The reducing gas is effective when in the RHS the second term is dominant. In this case, and considering a low coverage of vacancies, it can be found that:

$${n\propto \left(\frac{{p}_{A}}{{p}_{{O}_{2}}}\right)}^{1/6}$$
(50)

This result is equal to that of Eq. (33) because the same surface reactions are dominant, as described in Eqs. (32) and (49). For singly charged vacancies the exponent for the conductivity dependence on oxygen and the reducing gas pressures becomes ¼.

6 Conclusions

The electrical conductivity of a gas sensor film, based on a polycrystalline metal-oxide semiconductor such as SnO2, has been found to present a power-law dependence on the pressure of different gases. This dependence has been regularly derived resorting to the mass action law applied to possible reactions at the surface together with semiconductor Physics. In this work, we calculated the power-law exponents predicted by widely accepted frameworks, regularly used in the literature, to explain the gas sensitivity: the ionosorption and the vacancy frameworks. The consequences of considering the bulk oxygen vacancies as deep levels are also analyzed.
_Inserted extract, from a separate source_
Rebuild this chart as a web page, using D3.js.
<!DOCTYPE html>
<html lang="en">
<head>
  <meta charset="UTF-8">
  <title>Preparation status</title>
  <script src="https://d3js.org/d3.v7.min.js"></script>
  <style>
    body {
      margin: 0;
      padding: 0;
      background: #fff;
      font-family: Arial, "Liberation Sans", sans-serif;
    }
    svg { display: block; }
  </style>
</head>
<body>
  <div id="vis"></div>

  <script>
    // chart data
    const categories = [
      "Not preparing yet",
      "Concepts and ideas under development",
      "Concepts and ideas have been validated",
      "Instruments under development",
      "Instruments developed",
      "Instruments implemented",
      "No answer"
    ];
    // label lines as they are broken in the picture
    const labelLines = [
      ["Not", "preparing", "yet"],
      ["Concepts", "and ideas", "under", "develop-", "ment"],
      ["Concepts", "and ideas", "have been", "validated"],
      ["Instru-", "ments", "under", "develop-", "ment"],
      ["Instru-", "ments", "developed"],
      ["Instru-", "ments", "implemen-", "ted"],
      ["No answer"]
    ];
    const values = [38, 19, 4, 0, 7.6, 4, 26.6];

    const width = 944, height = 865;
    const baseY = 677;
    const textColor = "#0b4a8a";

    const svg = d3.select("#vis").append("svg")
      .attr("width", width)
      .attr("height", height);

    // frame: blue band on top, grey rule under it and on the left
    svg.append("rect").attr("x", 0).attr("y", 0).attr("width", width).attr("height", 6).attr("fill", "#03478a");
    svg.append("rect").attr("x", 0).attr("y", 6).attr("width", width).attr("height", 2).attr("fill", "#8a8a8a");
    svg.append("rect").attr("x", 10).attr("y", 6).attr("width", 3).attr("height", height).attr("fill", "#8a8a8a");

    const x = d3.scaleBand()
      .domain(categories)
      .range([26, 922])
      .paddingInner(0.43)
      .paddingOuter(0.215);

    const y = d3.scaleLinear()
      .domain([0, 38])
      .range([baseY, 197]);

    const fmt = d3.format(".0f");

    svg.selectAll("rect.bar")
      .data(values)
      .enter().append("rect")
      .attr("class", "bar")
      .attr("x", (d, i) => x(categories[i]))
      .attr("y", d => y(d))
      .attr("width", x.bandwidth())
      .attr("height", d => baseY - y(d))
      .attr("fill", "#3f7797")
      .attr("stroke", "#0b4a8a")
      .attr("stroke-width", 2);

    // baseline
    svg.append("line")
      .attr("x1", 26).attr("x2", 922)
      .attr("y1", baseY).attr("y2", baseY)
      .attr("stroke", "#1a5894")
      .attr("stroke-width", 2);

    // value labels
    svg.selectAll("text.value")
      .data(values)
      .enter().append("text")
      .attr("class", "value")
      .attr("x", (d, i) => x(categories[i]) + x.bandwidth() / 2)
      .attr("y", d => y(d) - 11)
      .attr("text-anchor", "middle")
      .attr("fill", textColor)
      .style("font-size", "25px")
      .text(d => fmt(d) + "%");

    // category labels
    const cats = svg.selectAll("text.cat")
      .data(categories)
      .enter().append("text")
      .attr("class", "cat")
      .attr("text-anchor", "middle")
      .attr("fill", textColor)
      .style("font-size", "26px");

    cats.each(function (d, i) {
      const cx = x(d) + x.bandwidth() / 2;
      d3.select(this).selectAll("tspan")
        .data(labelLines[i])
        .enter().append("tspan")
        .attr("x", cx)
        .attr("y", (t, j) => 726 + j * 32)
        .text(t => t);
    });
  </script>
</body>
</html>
We found that none of the predicted exponents derived within the vacancy framework is compatible with the experimental results. The predicted exponents by considering bulk oxygen vacancies as deep donor levels agree with those found in experiments for an atmosphere with oxygen and a reducing gas (if adsorbed oxygen and bulk oxygen vacancies can be singly ionized). However, the predicted dependence on the oxygen pressure, when this is the only gas present, does not match experiments. Within the ionosorption framework, resorting to the regular reactions proposed in the literature, a similar incompatibility with experiments arises. Conversely, all experimental findings are reproduced by applying the WTC when oxygen vacancies are doubly ionized shallow levels and oxygen ionosorbs doubly ionized.